Noting that C.B. 2 has one of the lowest ratios of open space in the city, she said the garden “has all the characteristics of a park and is used as a park.”
Similarly, Assemblymember Yuh-Line Niou also called the fight a “false choice” and called on the city to preserve the Elizabeth St. Garden as a public park.
But although Glick and Niou have both signed on to the community lawsuits seeking to save the garden, neither of them has a vote on this matter.
In a sign of how well the city has lobbied, the head of New Yorkers for Parks also testified on behalf of Haven Green.
“We did not come to this decision lightly,” said the group’s director Lynn Kelly, who cited the area’s “limited opportunities for deeply affordable housing” as the reason for her support.
Thus far, only Councilmember Rafael Espinal, who represents parts of Brooklyn and Queens, has been willing to denounce the city’s campaign against the Elizabeth St. Garden. Espinal has also criticized the city for targeting two other gardens in Harlem for affordable housing. He has proposed a moratorium on the development of green spaces.
Whether Espinal or Carlina Rivera, whose East Village district includes more than 50 gardens, will speak out on the Elizabeth St. Garden when the project comes up for a full vote will be interesting to watch.

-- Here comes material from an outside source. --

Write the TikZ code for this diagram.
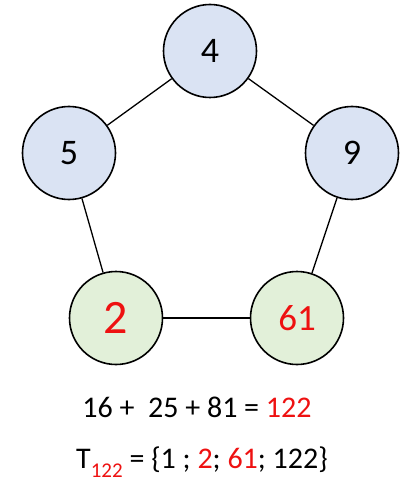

Civil-rights attorney Norman Siegel, who is representing the nonprofit currently running the garden, challenged the Council to do its due diligence.
“Only one of the five committee members are here,” he observed. “Is this democracy? You’ve got to go to the garden before you vote! If you go, the choice before you becomes no longer abstract.”
C.B. 2 member David Gruber wondered why the city would want to destroy a place that brings wonder to ordinary New Yorkers.
“It’s always voted as one of New York’s 10 most beautiful and unique places,” he noted. “I don’t want to compare this to the old Penn Station, but there will be buyer’s regret if this park is destroyed. It’s not a NIMBY issue.”